Perry menambahkan, pelaku usaha mikro, kecil, dan menengah (UMKM) yang memanfaatkan teknologi digital juga terus bertambah. Salah satu indikatornya adalah jumlah pedagang yang menggunakan QRIS terus meningkat. Jumlahnya per 12 Juni 2020 tercatat 3,64 juta pedagang dengan 87,2 persen di antaranya adalah pedagang mikro dan kecil.
Menteri Koperasi dan UKM Teten Masduki mengatakan, dukungan pembayaran digital dari BI dibutuhkan dalam pengembangan koperasi dan UMKM. Perluasan digitalisasi, termasuk pembayaran digital, menjadi momentum bagi UMKM mengakses pasar lebih luas.
Digitalisasi memberi kemudahan bagi produsen dan konsumen. Namun, berdasarkan pengalaman pendampingan bagi UMKM, tidak mudah untuk terus mempertahankan atau menumbuhkan UMKM meskipun sudah terhubung dengan pasar daring.

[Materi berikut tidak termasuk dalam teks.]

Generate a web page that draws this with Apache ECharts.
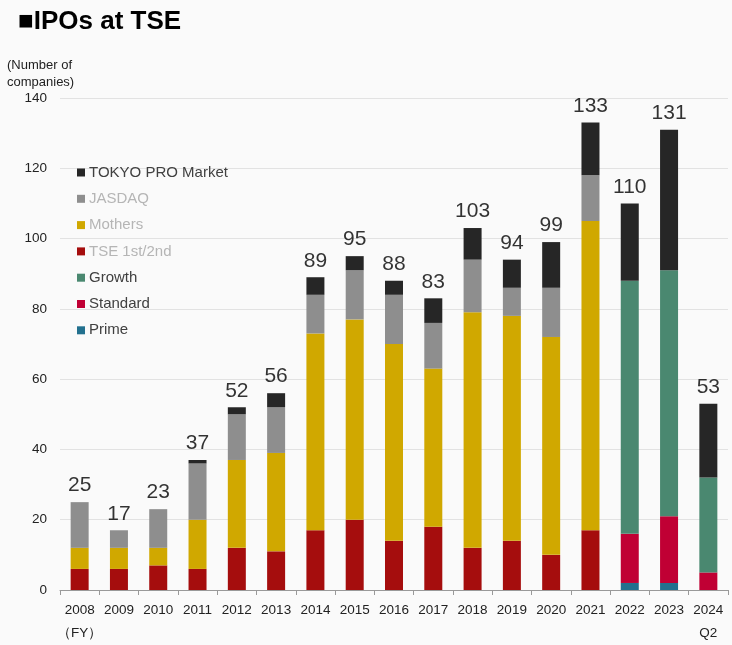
<!doctype html>
<html>
<head>
<meta charset="utf-8">
<title>IPOs at TSE</title>
<script src="https://cdn.jsdelivr.net/npm/echarts@6/dist/echarts.min.js"></script>
<style>
  html, body { margin: 0; padding: 0; background: #fafafa; }
  #main { width: 732px; height: 645px; }
</style>
</head>
<body>
<div id="main"></div>
<script type="text/javascript">
// 年度
var years = ['2008', '2009', '2010', '2011', '2012', '2013', '2014', '2015', '2016',
  '2017', '2018', '2019', '2020', '2021', '2022', '2023', '2024'];
var yearLabels = ['2008\n（FY）', '2009', '2010', '2011', '2012', '2013', '2014', '2015', '2016',
  '2017', '2018', '2019', '2020', '2021', '2022', '2023', '2024\nQ2'];

// 市場別の件数
var prime    = [0, 0, 0, 0, 0, 0, 0, 0, 0, 0, 0, 0, 0, 0, 2, 2, 0];
var standard = [0, 0, 0, 0, 0, 0, 0, 0, 0, 0, 0, 0, 0, 0, 14, 19, 5];
var growth   = [0, 0, 0, 0, 0, 0, 0, 0, 0, 0, 0, 0, 0, 0, 72, 70, 27];
var tse      = [6, 6, 7, 6, 12, 11, 17, 20, 14, 18, 12, 14, 10, 17, 0, 0, 0];
var mothers  = [6, 6, 5, 14, 25, 28, 56, 57, 56, 45, 67, 64, 62, 88, 0, 0, 0];
var jasdaq   = [13, 5, 11, 16, 13, 13, 11, 14, 14, 13, 15, 8, 14, 13, 0, 0, 0];
var proMkt   = [0, 0, 0, 1, 2, 4, 5, 4, 4, 7, 9, 8, 13, 15, 22, 40, 21];

var yTicks = [0, 20, 40, 60, 80, 100, 120, 140];

// 合計
var total = [];
for (var i = 0; i < years.length; i++) {
  total.push(prime[i] + standard[i] + growth[i] + tse[i] + mothers[i] + jasdaq[i] + proMkt[i]);
}

var myChart = echarts.init(document.getElementById('main'));

function bar(name, data, color) {
  return {
    name: name,
    type: 'bar',
    stack: 'all',
    barWidth: 18,
    data: data,
    itemStyle: { color: color },
    emphasis: { disabled: true }
  };
}

var dark = '#404040';
var faded = '#b5b5b5';

var option = {
  backgroundColor: '#fafafa',
  animation: false,
  textStyle: { fontFamily: 'Liberation Sans, Arial, sans-serif' },
  title: {
    text: '■IPOs at TSE',
    left: 13,
    top: 4,
    textStyle: { fontSize: 26, fontWeight: 'bold', color: '#000' }
  },
  graphic: [{
    type: 'text',
    left: 7,
    top: 57,
    style: {
      text: '(Number of\ncompanies)',
      fontSize: 13,
      lineHeight: 17,
      fill: '#222',
      fontFamily: 'Liberation Sans, Arial, sans-serif'
    }
  }],
  legend: {
    orient: 'vertical',
    left: 72,
    top: 160,
    itemWidth: 8,
    itemHeight: 8,
    itemGap: 11.3,
    icon: 'rect',
    selectedMode: false,
    textStyle: { fontSize: 15, color: dark, padding: [0, 0, 0, -1] },
    data: [
      { name: 'TOKYO PRO Market' },
      { name: 'JASDAQ', textStyle: { color: faded } },
      { name: 'Mothers', textStyle: { color: faded } },
      { name: 'TSE 1st/2nd', textStyle: { color: faded } },
      { name: 'Growth' },
      { name: 'Standard' },
      { name: 'Prime' }
    ]
  },
  grid: {
    left: 60,
    right: 4,
    top: 98,
    bottom: 51
  },
  xAxis: {
    type: 'category',
    data: yearLabels,
    axisLine: { lineStyle: { color: '#999' } },
    axisTick: { show: true, length: 5, interval: 0, lineStyle: { color: '#999' } },
    axisLabel: { fontSize: 13.5, color: '#222', margin: 9, lineHeight: 23, interval: 0 }
  },
  yAxis: {
    type: 'value',
    min: 0,
    max: yTicks[yTicks.length - 1],
    interval: 20,
    axisLine: { show: false },
    axisTick: { show: false },
    axisLabel: { fontSize: 13.5, color: '#222', margin: 13 },
    splitLine: { lineStyle: { color: '#e2e2e2' } }
  },
  series: [
    bar('Prime', prime, '#22708e'),
    bar('Standard', standard, '#c00034'),
    bar('TSE 1st/2nd', tse, '#a50d0d'),
    bar('Mothers', mothers, '#d0a800'),
    bar('Growth', growth, '#4a8870'),
    bar('JASDAQ', jasdaq, '#8e8e8e'),
    bar('TOKYO PRO Market', proMkt, '#262626'),
    {
      name: 'total',
      type: 'scatter',
      symbolSize: 0,
      data: total,
      silent: true,
      label: {
        show: true,
        position: 'top',
        distance: 6,
        fontSize: 21,
        color: '#000'
      }
    }
  ]
};

myChart.setOption(option);
</script>
</body>
</html>
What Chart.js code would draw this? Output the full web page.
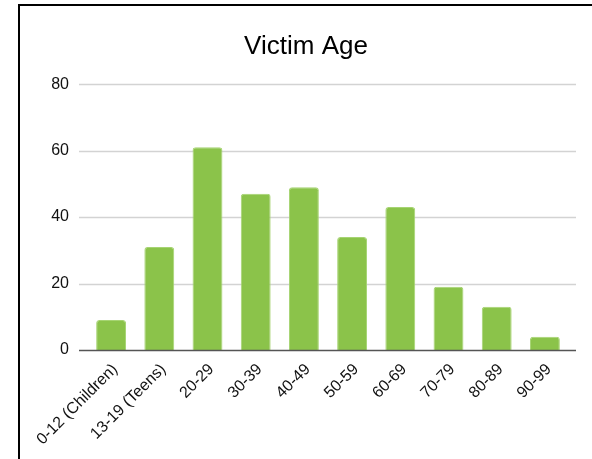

”Dalam kenyataannya, banyak juga yang gagal. Hanya 4 persen hingga 10 persen keberhasilannya. Ada banyak faktor penyebabnya, seperti kemampuan UMKM mengelola pemasaran dan merespons permintaan konsumen di pasar digital,” katanya.
Berdasarkan pengalaman pendampingan bagi UMKM, tidak mudah untuk terus mempertahankan atau menumbuhkan UMKM meskipun sudah terhubung dengan pasar daring.

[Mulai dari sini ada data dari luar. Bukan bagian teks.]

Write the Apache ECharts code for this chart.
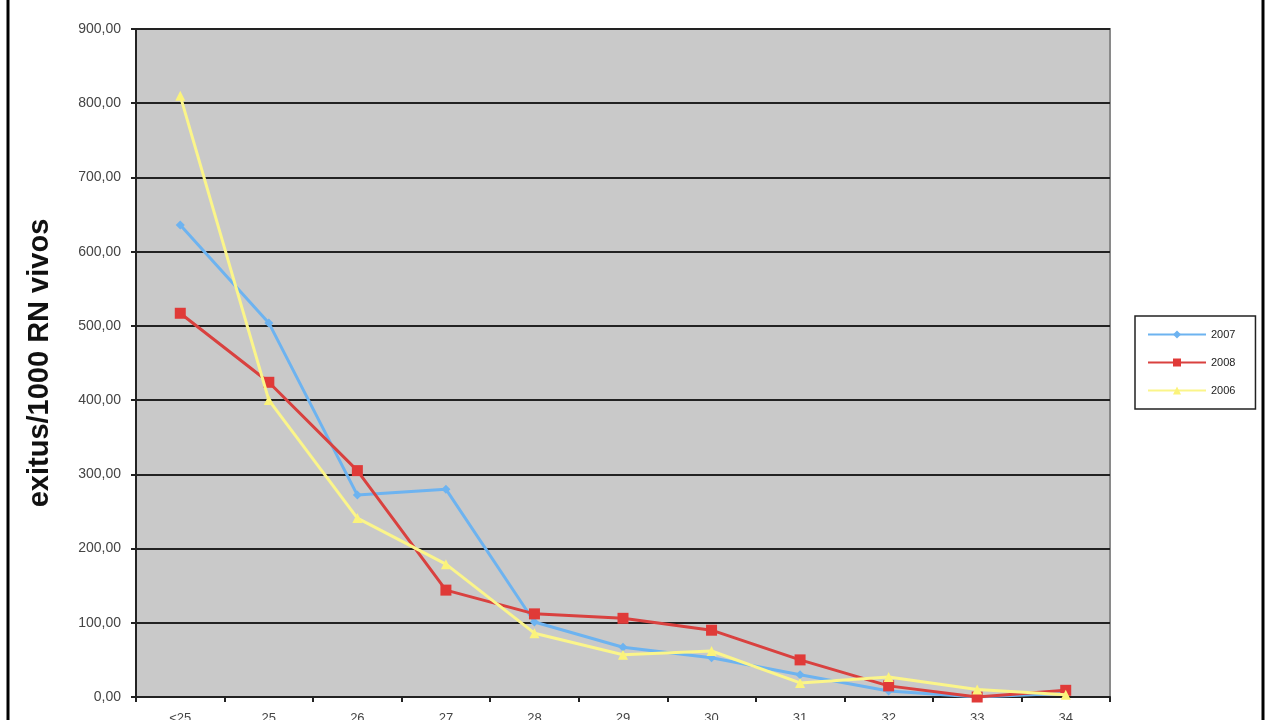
<!DOCTYPE html>
<html><head><meta charset="utf-8">
<script src="https://cdn.jsdelivr.net/npm/echarts@6/dist/echarts.min.js"></script>
<style>html,body{margin:0;padding:0;background:#fff}#c{width:1280px;height:720px}</style>
</head><body><div id="c"></div>
<script>
const categories = ['<25','25','26','27','28','29','30','31','32','33','34'];
const s2007 = [636, 504, 272, 280, 101, 67, 53, 30, 8, 0, 5];
const s2008 = [517, 424, 305, 144, 112, 106, 90, 50, 15, 0, 9];
const s2006 = [810, 400, 241, 179, 86, 57, 62, 19, 27, 10, 3];
const yTicks = [0, 900, 100];
const chart = echarts.init(document.getElementById('c'));
const fmt = v => v.toFixed(2).replace('.', ',');
chart.setOption({
  animation: false,
  backgroundColor: '#fff',
  graphic: [
    {type:'rect', shape:{x:8,y:-10,width:1255,height:745}, style:{fill:'none', stroke:'#000', lineWidth:3}, z:-1}
  ],
  grid: {left:136, right:170, top:29, bottom:23, outerBoundsMode:'none', containLabel:false,
    show:true, backgroundColor:'#c9c9c9', borderColor:'#8a8a8a', borderWidth:2},
  legend: {
    orient:'vertical', left:1135, top:316,
    padding:[13,20,13,12], itemGap:17,
    borderColor:'#222', borderWidth:1.5, backgroundColor:'#fff',
    itemWidth:58, itemHeight:10,
    textStyle:{fontSize:11, color:'#222', fontFamily:'Liberation Sans'},
    data:['2007','2008','2006']
  },
  xAxis: {
    type:'category', data:categories, boundaryGap:true,
    axisLine:{lineStyle:{color:'#222', width:2}},
    axisTick:{show:true, lineStyle:{color:'#222', width:2}, length:5},
    axisLabel:{color:'#444', fontSize:13, margin:15, fontFamily:'Liberation Sans'}
  },
  yAxis: {
    type:'value', min:yTicks[0], max:yTicks[1], interval:yTicks[2],
    axisLine:{show:true, lineStyle:{color:'#222', width:2}},
    axisTick:{show:true, lineStyle:{color:'#222', width:2}, length:5},
    axisLabel:{color:'#444', fontSize:14, margin:15, formatter:fmt, fontFamily:'Liberation Sans'},
    splitLine:{lineStyle:{color:'#222', width:2}},
    name:'exitus/1000 RN vivos', nameLocation:'middle', nameGap:82, nameRotate:90,
    nameTextStyle:{fontSize:29, fontWeight:'bold', color:'#111', fontFamily:'Liberation Sans'}
  },
  series: [
    {name:'2007', type:'line', data:s2007, symbol:'diamond', symbolSize:9,
      lineStyle:{color:'#6db3f0', width:3}, itemStyle:{color:'#6db3f0'}, z:2},
    {name:'2008', type:'line', data:s2008, symbol:'rect', symbolSize:11,
      lineStyle:{color:'#d9413f', width:3}, itemStyle:{color:'#e03a38'}, z:3},
    {name:'2006', type:'line', data:s2006, symbol:'triangle', symbolSize:10,
      lineStyle:{color:'#fbf58a', width:3}, itemStyle:{color:'#fbf37a'}, z:4}
  ]
});
</script></body></html>
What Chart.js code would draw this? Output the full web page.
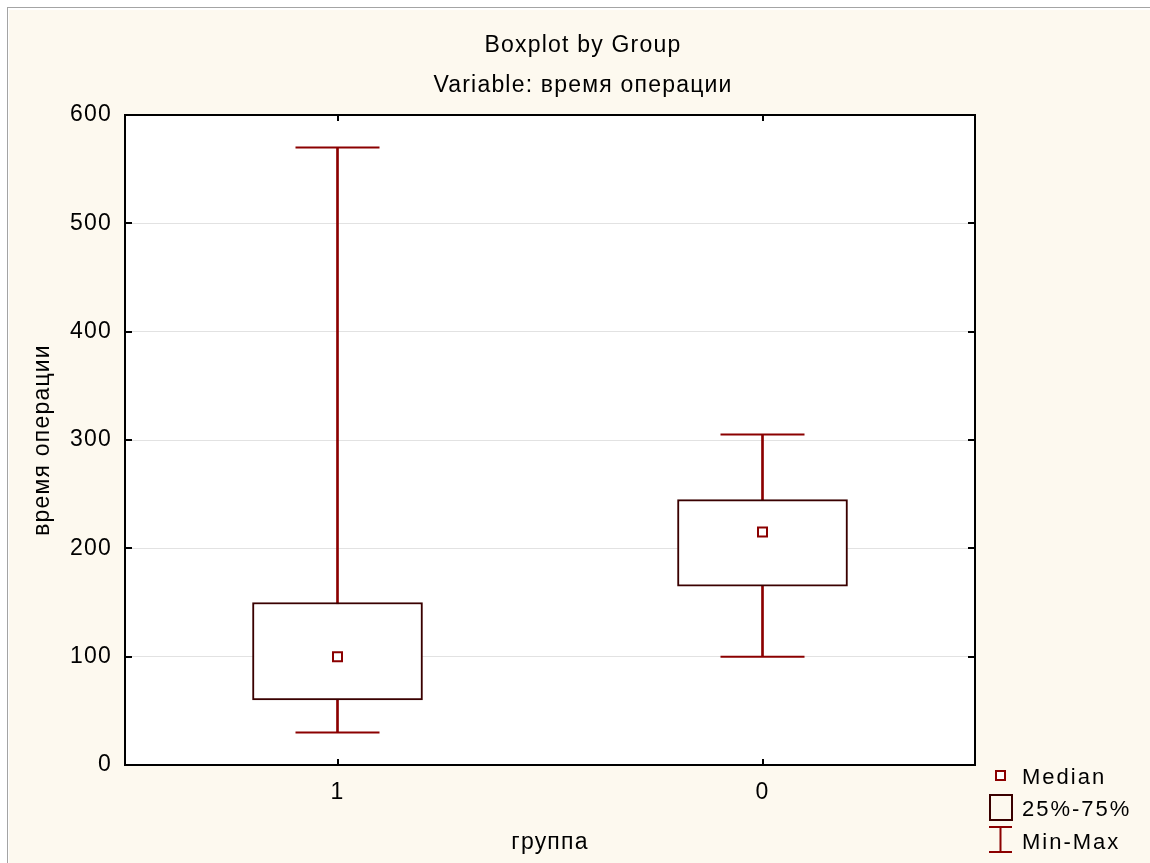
<!DOCTYPE html>
<html><head><meta charset="utf-8">
<script src="https://cdn.jsdelivr.net/npm/chart.js@4.4.1/dist/chart.umd.min.js"></script>
<style>
html,body{margin:0;padding:0;background:#fff;width:1150px;height:863px;overflow:hidden}
#frame{position:absolute;left:7px;top:7px;width:1143px;height:856px;border-left:1px solid #a4a4a4;border-top:1px solid #a4a4a4;background:#fff}
#cream{position:absolute;left:9px;top:10px;width:1141px;height:853px;background:#FDF9EF}
#wrap{position:absolute;left:0;top:0;width:1150px;height:863px}
</style></head><body>
<div id="frame"></div><div id="cream"></div>
<div id="wrap"><canvas id="c" width="1150" height="863"></canvas></div>
<script>
// ---- data ----
const categories = ['1', '0'];
const minValues = [30, 100];
const q1Values = [60, 165];
const medianValues = [100, 215];
const q3Values = [150, 245];
const maxValues = [570, 305];
const yTicks = [0, 100, 200, 300, 400, 500, 600];
const chartTitle = ['Boxplot by Group', 'Variable: время операции'];
const xTitle = 'группа';
const yTitle = 'время операции';
const legendLabels = ['Median', '25%-75%', 'Min-Max'];

// ---- styles ----
const WHISKER = '#8B0000';
const BOXLINE = '#3A0000';
const FONT = 'Liberation Sans, Arial, sans-serif';

const framePlugin = {
  id: 'frame',
  beforeLayout(chart) { chart.ctx.letterSpacing = '1px'; },
  beforeDraw(chart) {
    const {ctx, chartArea: a} = chart;
    ctx.letterSpacing = '1.2px';
    ctx.save();
    ctx.fillStyle = '#ffffff';
    ctx.fillRect(a.left, a.top, a.right - a.left, a.bottom - a.top);
    ctx.restore();
  },
  afterDatasetsDraw(chart) {
    const {ctx, chartArea: a, scales} = chart;
    ctx.save();
    ctx.strokeStyle = '#000';
    ctx.lineWidth = 2;
    ctx.strokeRect(a.left, a.top, a.right - a.left, a.bottom - a.top);
    ctx.beginPath();
    scales.y.ticks.forEach(t => {
      const py = Math.round(scales.y.getPixelForValue(t.value));
      ctx.moveTo(a.left, py); ctx.lineTo(a.left + 7, py);
      ctx.moveTo(a.right, py); ctx.lineTo(a.right - 7, py);
    });
    categories.forEach((c, i) => {
      const px = Math.round(scales.x.getPixelForValue(i));
      ctx.moveTo(px, a.bottom); ctx.lineTo(px, a.bottom - 6);
      ctx.moveTo(px, a.top); ctx.lineTo(px, a.top + 6);
    });
    ctx.stroke();
    ctx.restore();
  },
  afterDraw(chart) {
    const {ctx, chartArea: a} = chart;
    const x0 = a.right + 14, b = a.bottom;
    ctx.save();
    ctx.lineWidth = 2;
    // Median icon
    ctx.fillStyle = '#fff';
    ctx.strokeStyle = WHISKER;
    ctx.fillRect(x0 + 7, b + 6, 9, 9);
    ctx.strokeRect(x0 + 7, b + 6, 9, 9);
    // Box icon
    ctx.strokeStyle = BOXLINE;
    ctx.strokeRect(x0 + 1, b + 30, 22, 25);
    // Min-Max icon
    ctx.strokeStyle = WHISKER;
    ctx.beginPath();
    ctx.moveTo(x0, b + 62); ctx.lineTo(x0 + 23, b + 62);
    ctx.moveTo(x0, b + 87); ctx.lineTo(x0 + 23, b + 87);
    ctx.moveTo(x0 + 11.5, b + 62); ctx.lineTo(x0 + 11.5, b + 87);
    ctx.stroke();
    ctx.letterSpacing = '2px';
    ctx.fillStyle = '#000';
    ctx.font = '22px ' + FONT;
    ctx.textAlign = 'left';
    ctx.textBaseline = 'alphabetic';
    ctx.fillText(legendLabels[0], x0 + 33, b + 19);
    ctx.fillText(legendLabels[1], x0 + 33, b + 51);
    ctx.fillText(legendLabels[2], x0 + 33, b + 84);
    ctx.restore();
  }
};

new Chart(document.getElementById('c'), {
  data: {
    labels: categories,
    datasets: [
      {
        type: 'bar', label: 'Min-Max',
        data: categories.map((c, i) => [minValues[i], maxValues[i]]),
        backgroundColor: WHISKER, borderWidth: 0,
        barThickness: 2, grouped: false, order: 3
      },
      {
        type: 'bar', label: '25%-75%',
        data: categories.map((c, i) => [q1Values[i], q3Values[i]]),
        backgroundColor: '#ffffff', borderColor: BOXLINE, borderWidth: 2,
        borderSkipped: false, barThickness: 170, grouped: false, order: 2
      },
      {
        type: 'line', label: 'Min', data: minValues, showLine: false,
        pointStyle: 'line', pointRadius: 42, pointHoverRadius: 42,
        pointBorderWidth: 2, borderColor: WHISKER, order: 1
      },
      {
        type: 'line', label: 'Max', data: maxValues, showLine: false,
        pointStyle: 'line', pointRadius: 42, pointHoverRadius: 42,
        pointBorderWidth: 2, borderColor: WHISKER, order: 1
      },
      {
        type: 'line', label: 'Median', data: medianValues, showLine: false,
        pointStyle: 'rect', pointRadius: 6.4, pointHoverRadius: 6.4,
        pointBorderWidth: 2, borderColor: WHISKER, backgroundColor: '#ffffff',
        pointBackgroundColor: '#ffffff', order: 0
      }
    ]
  },
  options: {
    responsive: false,
    animation: false,
    devicePixelRatio: 1,
    layout: {padding: {left: 16, right: 0, top: 0, bottom: 0}},
    plugins: {
      legend: {display: false},
      tooltip: {enabled: false},
      title: {
        display: true, text: chartTitle, color: '#000',
        font: {family: FONT, size: 23, weight: 'normal', lineHeight: 40 / 23},
        padding: {top: 25.5, bottom: 9.5}
      }
    },
    scales: {
      x: {
        type: 'category', position: 'bottom', offset: true,
        grid: {display: false, drawTicks: false},
        border: {display: false},
        ticks: {color: '#000', padding: 14, font: {family: FONT, size: 23}},
        title: {display: true, text: xTitle, color: '#000', font: {family: FONT, size: 23}, padding: {top: 0, bottom: 7}},
        afterFit: s => { s.height = 98; }
      },
      y: {
        type: 'linear', position: 'left', min: 0, max: 600,
        afterBuildTicks: s => { s.ticks = yTicks.map(v => ({value: v})); },
        grid: {color: '#e2e2e2', lineWidth: 1, drawTicks: false},
        border: {display: false},
        ticks: {color: '#000', padding: 13, font: {family: FONT, size: 23}},
        title: {display: true, text: yTitle, color: '#000', font: {family: FONT, size: 23}, padding: {top: 13, bottom: 0}},
        afterFit: s => { s.width = 109; }
      },
      y2: {
        type: 'linear', position: 'right', min: 0, max: 600,
        grid: {display: false, drawTicks: false}, border: {display: false},
        ticks: {display: false},
        afterFit: s => { s.width = 175; }
      }
    }
  },
  plugins: [framePlugin]
});
</script>
</body></html>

Menurut Teten, hal ini tidak lepas dari kondisi pelaku UMKM yang sering kali terpaksa masih harus menangani banyak urusan secara sendirian. ”Sama dengan di perusahaan besar, di UMKM itu juga banyak CEO. Bedanya kalau CEO di UMKM itu, istilahnya, harus jadi (Chief Everything Officer). Semua harus dilakukan sendiri,” ujarnya.
Penjual perantara
Beberapa UMKM, kata Teten, masih membutuhkan peran penjual perantara di pasar daring. Terkait hal tersebut tenaga berpendidikan yang menjadi korban pemutusan hubungan kerja pun dapat diajak atau dilatih menjadi penjual perantara untuk membantu memasarkan produk UMKM.
”Kita bisa belajar dari Alibaba (perusahaan e-dagang China). Pertama kali merambah pasar daring, Alibaba melatih para pedagang perantara untuk memasarkan produk-produk UMKM. Setelah itu, Alibaba menggandeng UMKM,” katanya.
Direktur Utama Lembaga Layanan Pemasaran Koperasi dan Usaha Kecil Menengah (Smesco) Kemenkop dan UKM Leonard Theosabrata menuturkan, berbagai program telah dijalankan untuk membantu UMKM masuk ke pasar digital.
”Mulai dengan program Kakak Asuh, program platform, hingga seminar daring agar Smesco bisa menjadi bagian perpanjangan tangan pemerintah melakukan tugas dengan baik,” kata Leonard.